(Saved data entries)
## START
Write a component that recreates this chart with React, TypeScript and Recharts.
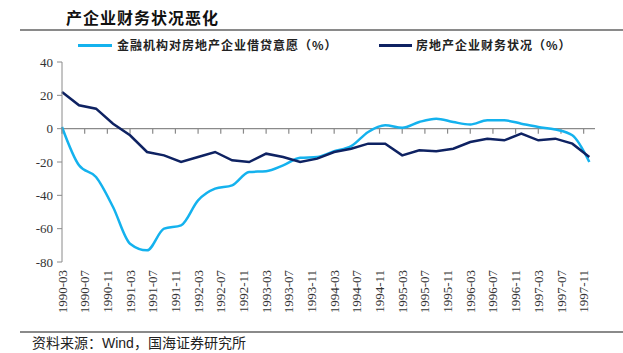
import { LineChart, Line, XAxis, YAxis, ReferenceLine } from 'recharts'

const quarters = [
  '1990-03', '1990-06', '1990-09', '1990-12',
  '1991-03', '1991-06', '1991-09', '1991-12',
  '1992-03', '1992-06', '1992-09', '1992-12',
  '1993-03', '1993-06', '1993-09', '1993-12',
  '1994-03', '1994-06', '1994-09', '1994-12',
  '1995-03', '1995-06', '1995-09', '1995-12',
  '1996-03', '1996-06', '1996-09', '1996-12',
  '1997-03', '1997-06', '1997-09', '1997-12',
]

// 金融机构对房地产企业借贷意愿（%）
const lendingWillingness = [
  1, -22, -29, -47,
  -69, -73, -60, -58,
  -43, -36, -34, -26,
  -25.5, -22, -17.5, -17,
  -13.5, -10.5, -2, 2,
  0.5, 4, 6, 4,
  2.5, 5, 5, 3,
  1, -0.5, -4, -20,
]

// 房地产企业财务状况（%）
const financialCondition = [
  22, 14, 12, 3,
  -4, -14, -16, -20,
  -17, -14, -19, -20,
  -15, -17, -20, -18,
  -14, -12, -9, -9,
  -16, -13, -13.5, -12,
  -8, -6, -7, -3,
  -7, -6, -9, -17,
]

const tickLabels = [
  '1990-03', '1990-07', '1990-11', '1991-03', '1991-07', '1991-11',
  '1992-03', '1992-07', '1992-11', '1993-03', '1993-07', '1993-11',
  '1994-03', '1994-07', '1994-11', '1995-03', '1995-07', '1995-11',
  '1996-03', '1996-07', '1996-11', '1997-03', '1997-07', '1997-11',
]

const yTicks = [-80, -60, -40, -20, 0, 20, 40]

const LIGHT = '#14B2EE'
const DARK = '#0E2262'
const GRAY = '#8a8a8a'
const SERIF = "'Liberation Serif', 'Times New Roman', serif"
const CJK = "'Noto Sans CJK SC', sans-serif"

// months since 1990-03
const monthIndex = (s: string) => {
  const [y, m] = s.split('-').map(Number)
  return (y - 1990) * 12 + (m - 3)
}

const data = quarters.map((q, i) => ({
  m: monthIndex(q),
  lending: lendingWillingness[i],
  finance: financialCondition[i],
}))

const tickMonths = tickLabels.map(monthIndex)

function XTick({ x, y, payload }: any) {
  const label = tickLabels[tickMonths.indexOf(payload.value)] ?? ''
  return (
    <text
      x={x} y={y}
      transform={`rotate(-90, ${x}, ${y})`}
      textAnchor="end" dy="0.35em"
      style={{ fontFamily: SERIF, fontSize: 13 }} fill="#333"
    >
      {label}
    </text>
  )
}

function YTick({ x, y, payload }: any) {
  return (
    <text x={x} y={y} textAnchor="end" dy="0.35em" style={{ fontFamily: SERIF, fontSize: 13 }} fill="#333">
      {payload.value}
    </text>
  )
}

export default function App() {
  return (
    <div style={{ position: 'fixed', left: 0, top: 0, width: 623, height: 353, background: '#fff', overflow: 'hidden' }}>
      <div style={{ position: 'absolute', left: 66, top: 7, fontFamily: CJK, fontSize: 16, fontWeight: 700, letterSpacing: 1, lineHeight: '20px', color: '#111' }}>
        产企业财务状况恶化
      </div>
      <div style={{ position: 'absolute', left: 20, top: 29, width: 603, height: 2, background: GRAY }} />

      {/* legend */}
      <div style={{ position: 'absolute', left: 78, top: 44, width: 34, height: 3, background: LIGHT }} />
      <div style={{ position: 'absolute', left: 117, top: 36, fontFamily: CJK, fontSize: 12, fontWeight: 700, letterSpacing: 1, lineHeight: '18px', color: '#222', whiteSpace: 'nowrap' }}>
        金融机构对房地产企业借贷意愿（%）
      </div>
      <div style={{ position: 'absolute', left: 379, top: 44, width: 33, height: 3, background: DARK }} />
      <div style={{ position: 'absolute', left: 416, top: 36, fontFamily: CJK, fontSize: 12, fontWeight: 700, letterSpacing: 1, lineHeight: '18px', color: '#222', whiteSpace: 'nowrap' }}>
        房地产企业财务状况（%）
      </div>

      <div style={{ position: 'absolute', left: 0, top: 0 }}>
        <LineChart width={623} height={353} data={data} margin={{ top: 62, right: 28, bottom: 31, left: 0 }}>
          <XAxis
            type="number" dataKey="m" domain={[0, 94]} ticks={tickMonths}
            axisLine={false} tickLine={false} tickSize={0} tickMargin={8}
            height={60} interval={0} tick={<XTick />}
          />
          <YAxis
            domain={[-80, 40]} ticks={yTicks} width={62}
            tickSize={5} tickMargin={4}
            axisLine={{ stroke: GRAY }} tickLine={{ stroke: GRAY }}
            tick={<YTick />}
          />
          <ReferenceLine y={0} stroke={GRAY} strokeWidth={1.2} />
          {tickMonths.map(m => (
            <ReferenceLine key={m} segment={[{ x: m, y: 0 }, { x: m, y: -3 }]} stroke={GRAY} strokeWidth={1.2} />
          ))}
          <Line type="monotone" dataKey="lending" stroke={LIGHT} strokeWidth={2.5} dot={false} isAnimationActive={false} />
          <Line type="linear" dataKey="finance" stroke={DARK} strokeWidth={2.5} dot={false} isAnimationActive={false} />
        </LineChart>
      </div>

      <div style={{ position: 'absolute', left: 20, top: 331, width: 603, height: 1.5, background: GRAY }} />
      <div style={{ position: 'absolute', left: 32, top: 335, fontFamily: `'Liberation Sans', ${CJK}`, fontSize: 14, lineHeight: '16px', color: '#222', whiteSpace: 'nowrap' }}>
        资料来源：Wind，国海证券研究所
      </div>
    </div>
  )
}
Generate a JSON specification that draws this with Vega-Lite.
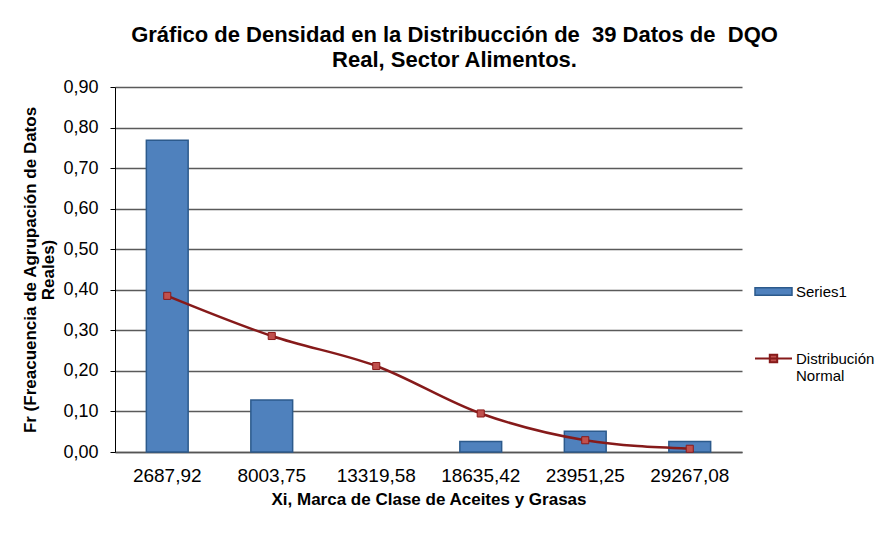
## END
Brief:
Replicate the material above verbatim; images stay out of the copy.

Written reply:
Write a component that recreates this chart with React, TypeScript and Recharts.
import { LineChart, Line, XAxis, YAxis, ReferenceLine } from 'recharts'

const quarters = [
  '1990-03', '1990-06', '1990-09', '1990-12',
  '1991-03', '1991-06', '1991-09', '1991-12',
  '1992-03', '1992-06', '1992-09', '1992-12',
  '1993-03', '1993-06', '1993-09', '1993-12',
  '1994-03', '1994-06', '1994-09', '1994-12',
  '1995-03', '1995-06', '1995-09', '1995-12',
  '1996-03', '1996-06', '1996-09', '1996-12',
  '1997-03', '1997-06', '1997-09', '1997-12',
]

// 金融机构对房地产企业借贷意愿（%）
const lendingWillingness = [
  1, -22, -29, -47,
  -69, -73, -60, -58,
  -43, -36, -34, -26,
  -25.5, -22, -17.5, -17,
  -13.5, -10.5, -2, 2,
  0.5, 4, 6, 4,
  2.5, 5, 5, 3,
  1, -0.5, -4, -20,
]

// 房地产企业财务状况（%）
const financialCondition = [
  22, 14, 12, 3,
  -4, -14, -16, -20,
  -17, -14, -19, -20,
  -15, -17, -20, -18,
  -14, -12, -9, -9,
  -16, -13, -13.5, -12,
  -8, -6, -7, -3,
  -7, -6, -9, -17,
]

const tickLabels = [
  '1990-03', '1990-07', '1990-11', '1991-03', '1991-07', '1991-11',
  '1992-03', '1992-07', '1992-11', '1993-03', '1993-07', '1993-11',
  '1994-03', '1994-07', '1994-11', '1995-03', '1995-07', '1995-11',
  '1996-03', '1996-07', '1996-11', '1997-03', '1997-07', '1997-11',
]

const yTicks = [-80, -60, -40, -20, 0, 20, 40]

const LIGHT = '#14B2EE'
const DARK = '#0E2262'
const GRAY = '#8a8a8a'
const SERIF = "'Liberation Serif', 'Times New Roman', serif"
const CJK = "'Noto Sans CJK SC', sans-serif"

// months since 1990-03
const monthIndex = (s: string) => {
  const [y, m] = s.split('-').map(Number)
  return (y - 1990) * 12 + (m - 3)
}

const data = quarters.map((q, i) => ({
  m: monthIndex(q),
  lending: lendingWillingness[i],
  finance: financialCondition[i],
}))

const tickMonths = tickLabels.map(monthIndex)

function XTick({ x, y, payload }: any) {
  const label = tickLabels[tickMonths.indexOf(payload.value)] ?? ''
  return (
    <text
      x={x} y={y}
      transform={`rotate(-90, ${x}, ${y})`}
      textAnchor="end" dy="0.35em"
      style={{ fontFamily: SERIF, fontSize: 13 }} fill="#333"
    >
      {label}
    </text>
  )
}

function YTick({ x, y, payload }: any) {
  return (
    <text x={x} y={y} textAnchor="end" dy="0.35em" style={{ fontFamily: SERIF, fontSize: 13 }} fill="#333">
      {payload.value}
    </text>
  )
}

export default function App() {
  return (
    <div style={{ position: 'fixed', left: 0, top: 0, width: 623, height: 353, background: '#fff', overflow: 'hidden' }}>
      <div style={{ position: 'absolute', left: 66, top: 7, fontFamily: CJK, fontSize: 16, fontWeight: 700, letterSpacing: 1, lineHeight: '20px', color: '#111' }}>
        产企业财务状况恶化
      </div>
      <div style={{ position: 'absolute', left: 20, top: 29, width: 603, height: 2, background: GRAY }} />

      {/* legend */}
      <div style={{ position: 'absolute', left: 78, top: 44, width: 34, height: 3, background: LIGHT }} />
      <div style={{ position: 'absolute', left: 117, top: 36, fontFamily: CJK, fontSize: 12, fontWeight: 700, letterSpacing: 1, lineHeight: '18px', color: '#222', whiteSpace: 'nowrap' }}>
        金融机构对房地产企业借贷意愿（%）
      </div>
      <div style={{ position: 'absolute', left: 379, top: 44, width: 33, height: 3, background: DARK }} />
      <div style={{ position: 'absolute', left: 416, top: 36, fontFamily: CJK, fontSize: 12, fontWeight: 700, letterSpacing: 1, lineHeight: '18px', color: '#222', whiteSpace: 'nowrap' }}>
        房地产企业财务状况（%）
      </div>

      <div style={{ position: 'absolute', left: 0, top: 0 }}>
        <LineChart width={623} height={353} data={data} margin={{ top: 62, right: 28, bottom: 31, left: 0 }}>
          <XAxis
            type="number" dataKey="m" domain={[0, 94]} ticks={tickMonths}
            axisLine={false} tickLine={false} tickSize={0} tickMargin={8}
            height={60} interval={0} tick={<XTick />}
          />
          <YAxis
            domain={[-80, 40]} ticks={yTicks} width={62}
            tickSize={5} tickMargin={4}
            axisLine={{ stroke: GRAY }} tickLine={{ stroke: GRAY }}
            tick={<YTick />}
          />
          <ReferenceLine y={0} stroke={GRAY} strokeWidth={1.2} />
          {tickMonths.map(m => (
            <ReferenceLine key={m} segment={[{ x: m, y: 0 }, { x: m, y: -3 }]} stroke={GRAY} strokeWidth={1.2} />
          ))}
          <Line type="monotone" dataKey="lending" stroke={LIGHT} strokeWidth={2.5} dot={false} isAnimationActive={false} />
          <Line type="linear" dataKey="finance" stroke={DARK} strokeWidth={2.5} dot={false} isAnimationActive={false} />
        </LineChart>
      </div>

      <div style={{ position: 'absolute', left: 20, top: 331, width: 603, height: 1.5, background: GRAY }} />
      <div style={{ position: 'absolute', left: 32, top: 335, fontFamily: `'Liberation Sans', ${CJK}`, fontSize: 14, lineHeight: '16px', color: '#222', whiteSpace: 'nowrap' }}>
        资料来源：Wind，国海证券研究所
      </div>
    </div>
  )
}
Generate a JSON specification that draws this with Vega-Lite.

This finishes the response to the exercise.